Multiplication combines equal groups, while division splits a quantity into equal parts.
- Multiplication: 4 × 3 means 4 groups of 3 = 12
- Division: 12 ÷ 3 means splitting 12 into 3 equal groups = 4
6. How do you multiply decimals?
To multiply decimals, multiply as whole numbers first, then place the decimal point according to the total decimal places.
Example: 2.3 × 1.4
- Multiply 23 × 14 = 322
- Total decimal places = 2
- Place decimal: 3.22
7. How do you divide decimals?
To divide decimals, make the divisor a whole number by shifting the decimal point in both numbers equally.
Example: 4.8 ÷ 0.6
- Multiply both by 10 → 48 ÷ 6
- 48 ÷ 6 = 8
8. What are the properties of multiplication?
Multiplication follows four main properties: commutative, associative, distributive, and identity.
- Commutative: a × b = b × a
- Associative: (a × b) × c = a × (b × c)
- Distributive: a × (b + c) = ab + ac
- Identity: a × 1 = a
9. What are common mistakes in multiplication and division?
Common mistakes include place value errors, incorrect decimal placement, and forgetting remainders.

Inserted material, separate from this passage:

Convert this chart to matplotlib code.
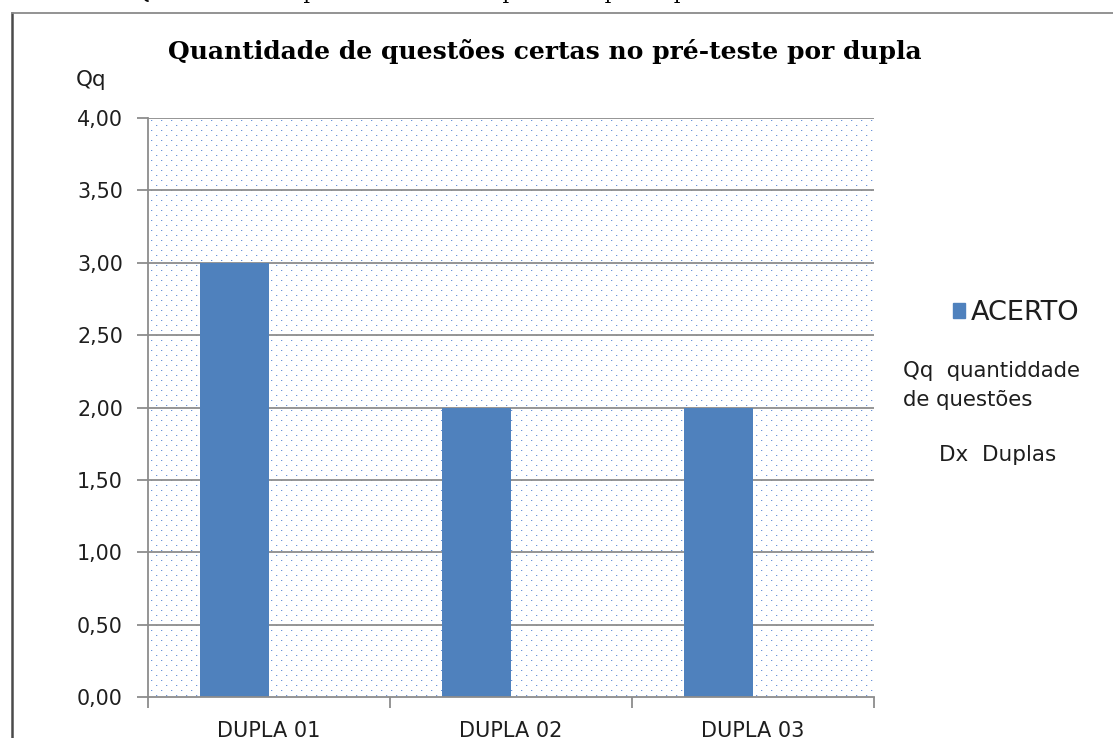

- Misaligning digits in long multiplication
- Placing the decimal point incorrectly
- Ignoring the remainder in division
- Dividing by zero (which is undefined)
10. Can you give a real-life example of multiplication and division?
Multiplication and division are used in daily life for calculating totals, sharing amounts, and finding rates.
Example:
- If one notebook costs $4 and you buy 6, total cost = 4 × 6 = 24.
- If $24 is shared among 6 students, each gets 24 ÷ 6 = 4.